Some overseas research has shown that when asked about specific crimes, the public is not harsher than the courts or at least not as harsh as the polls about general crime would suggest (Roberts & Stalans 1997). Roberts and Doob (1989), for example, found no significant difference overall between the courts and the public in incarceration rates, although, for some crimes, public sentencing preferences were harsher than the courts, while for others the courts were harsher.
Other overseas research has shown a tendency for respondents with a higher educational and socio-economic level to be less punitive (Grabosky et al. 1987; Hough et al. 1988). Hough et al. (1988) also found that women and younger respondents tend to be less punitive. Similarly, we found that respondents with higher educational qualifications and at a higher socio-economic level tended to sentence the offenders described in the scenarios to non-custodial sentences. We also found that Māori and Pacific Peoples respondents were more likely to consistently impose prison sentences, regardless of the type of crime. Respondents aged 60 or over were more likely to sentence someone convicted of aggravated burglary to prison and were also more likely to sentence someone convicted of possession of cannabis to prison. However, we found that overall, older respondents were more likely to impose non-custodial sentences.
Research shows that people become more punitive when the offender being sentenced has previous convictions (Mattinson & Mirlees-Black 2000). To assess the extent to which people think the type of offence, offender age and criminal history should influence sentences, respondents to the British Crime survey were asked to consider the most appropriate way to deal with a 10-year-old or 15-year-old first-time offender or persistent offender. In all scenarios (shoplifting, burglary and serious violent attack), respondents thought the severity of punishment should be more influenced by persistence of offending than by the age of the offender.
Victims appear to be no more punitive than non-victims.

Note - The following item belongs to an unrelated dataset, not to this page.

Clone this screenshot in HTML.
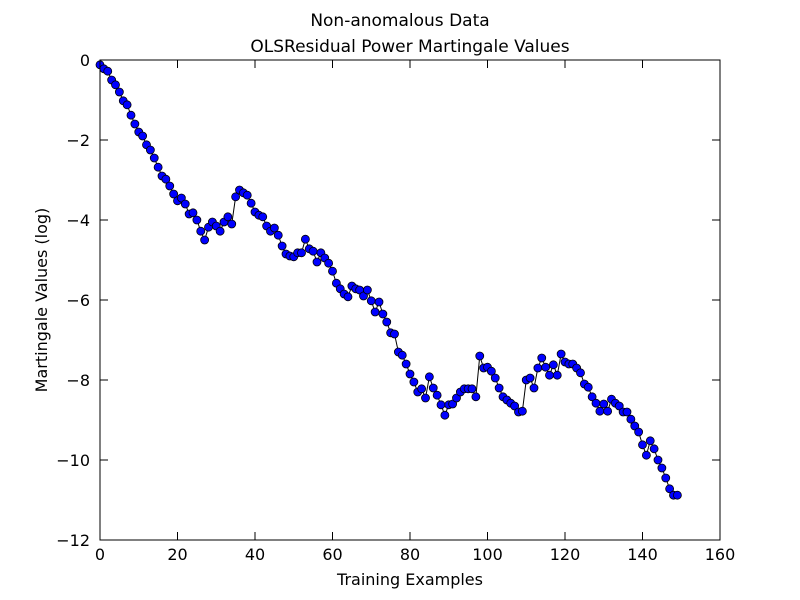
<!DOCTYPE html>
<html><head><meta charset="utf-8"><style>
body{margin:0;background:#fff;}
svg{display:block;font-family:"DejaVu Sans","Liberation Sans",sans-serif;}
</style></head><body>
<svg id="chart" width="800" height="600" viewBox="0 0 800 600">
<rect width="800" height="600" fill="#fff"/>
<text x="400" y="26" text-anchor="middle" font-size="17">Non-anomalous Data</text>
<text x="410" y="52" text-anchor="middle" font-size="17">OLSResidual Power Martingale Values</text>
<g id="ticks"></g>
<g id="series"></g>
<rect x="100" y="60" width="620" height="480" fill="none" stroke="#000" stroke-width="1"/>
<text x="410" y="585" text-anchor="middle" font-size="16">Training Examples</text>
<text transform="translate(47,300) rotate(-90)" text-anchor="middle" font-size="16">Martingale Values (log)</text>
</svg>
<script>
const values = [-0.12,-0.22,-0.28,-0.5,-0.62,-0.8,-1.02,-1.12,-1.38,-1.6,
-1.8,-1.9,-2.12,-2.25,-2.45,-2.68,-2.9,-2.98,-3.15,-3.35,
-3.52,-3.45,-3.6,-3.85,-3.82,-4.0,-4.28,-4.5,-4.18,-4.05,
-4.15,-4.28,-4.05,-3.92,-4.1,-3.42,-3.25,-3.32,-3.38,-3.58,
-3.8,-3.88,-3.92,-4.15,-4.28,-4.2,-4.38,-4.65,-4.85,-4.9,
-4.92,-4.82,-4.82,-4.48,-4.72,-4.78,-5.05,-4.82,-4.95,-5.08,
-5.28,-5.58,-5.72,-5.85,-5.92,-5.65,-5.72,-5.75,-5.9,-5.75,
-6.02,-6.3,-6.05,-6.35,-6.55,-6.82,-6.85,-7.3,-7.38,-7.6,
-7.85,-8.05,-8.3,-8.22,-8.45,-7.92,-8.2,-8.38,-8.62,-8.88,
-8.62,-8.6,-8.45,-8.3,-8.22,-8.22,-8.22,-8.42,-7.4,-7.7,
-7.68,-7.78,-7.95,-8.2,-8.42,-8.5,-8.58,-8.65,-8.8,-8.78,
-8.0,-7.95,-8.2,-7.7,-7.45,-7.68,-7.88,-7.62,-7.88,-7.35,
-7.55,-7.6,-7.6,-7.7,-7.82,-8.1,-8.18,-8.42,-8.58,-8.78,
-8.6,-8.78,-8.48,-8.58,-8.65,-8.8,-8.8,-8.98,-9.15,-9.3,
-9.62,-9.88,-9.52,-9.72,-10.0,-10.2,-10.45,-10.72,-10.88,-10.88];
const xTicks = [0,20,40,60,80,100,120,140,160];
const yTicks = [0,-2,-4,-6,-8,-10,-12];
const X = v => 100 + (v - 0) / 160 * 620;
const Y = v => 60 + (0 - v) / 12 * 480;
const NS = "http://www.w3.org/2000/svg";
const tg = document.getElementById('ticks');
const sg = document.getElementById('series');
function mk(tag, attrs, parent){const e=document.createElementNS(NS,tag);for(const k in attrs)e.setAttribute(k,attrs[k]);parent.appendChild(e);return e;}
xTicks.forEach(t=>{
  const x=X(t);
  const a=mk('line',{x1:x,x2:x,y1:540,y2:532,stroke:'#000'},tg);
  
  
  const b=mk('line',{x1:x,x2:x,y1:60,y2:68,stroke:'#000'},tg);
  
  
  const l=mk('text',{x:x,y:560,'text-anchor':'middle','font-size':16},tg);
  l.textContent=t;
  
  
});
yTicks.forEach(t=>{
  const y=Y(t);
  const a=mk('line',{x1:100,x2:108,y1:y,y2:y,stroke:'#000'},tg);
  
  
  const b=mk('line',{x1:712,x2:720,y1:y,y2:y,stroke:'#000'},tg);
  
  
  const l=mk('text',{x:90,y:y+6,'text-anchor':'end','font-size':16},tg);
  l.textContent=(t<0?'\u2212'+(-t):t);
  
  
});
const pts=values.map((v,i)=>X(i).toFixed(2)+','+Y(v).toFixed(2)).join(' ');
const line=mk('polyline',{points:pts,fill:'none',stroke:'#000','stroke-width':1},sg);


values.forEach((v,i)=>{
  const c=mk('circle',{cx:X(i),cy:Y(v),r:4,fill:'#0000ff',stroke:'#000','stroke-width':0.8},sg);
  
  
});
</script>
</body></html>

Hough and Roberts (1998) and Mattinson and Mirlees-Black (2000) found that victims, including victims of burglary, were just as likely to sentence someone convicted of burglary to imprisonment than non-victims. In this survey, only in the case of male assaults female did victims appear to be more punitive than non-victims. In no other scenario did victims prefer a sentence of imprisonment over non-victims.
Footnotes
7 Periodic detention, community service, community programme and supervision.
8 Reparation and fine.
9 Disqualified from driving, suspended prison sentence, warning (and no other penalty given) and no penalty at all given.
10 The sentences are ordered according to the hierarchy of sentence seriousness used by the Ministry of Justice (Spier 1999). This order has been imposed for this analysis and 'seriousness' does not represent respondents, choice of the most serious sentence.
11 The Criminal Justice Amendment Act 1993 allows the courts to impose a community-based sentence cumulative on a sentence of imprisonment of 12 months or less, provided that the duration of the community-based sentence does not exceed 12 months.
12 Only the community-based sentences of supervision and periodic detention can be combined.
13 Due to small numbers, non-custodial sentences (community-based, monetary, other) were combined for this analysis.
14 Options: unemployed or voluntary worker or not in the paid labor force.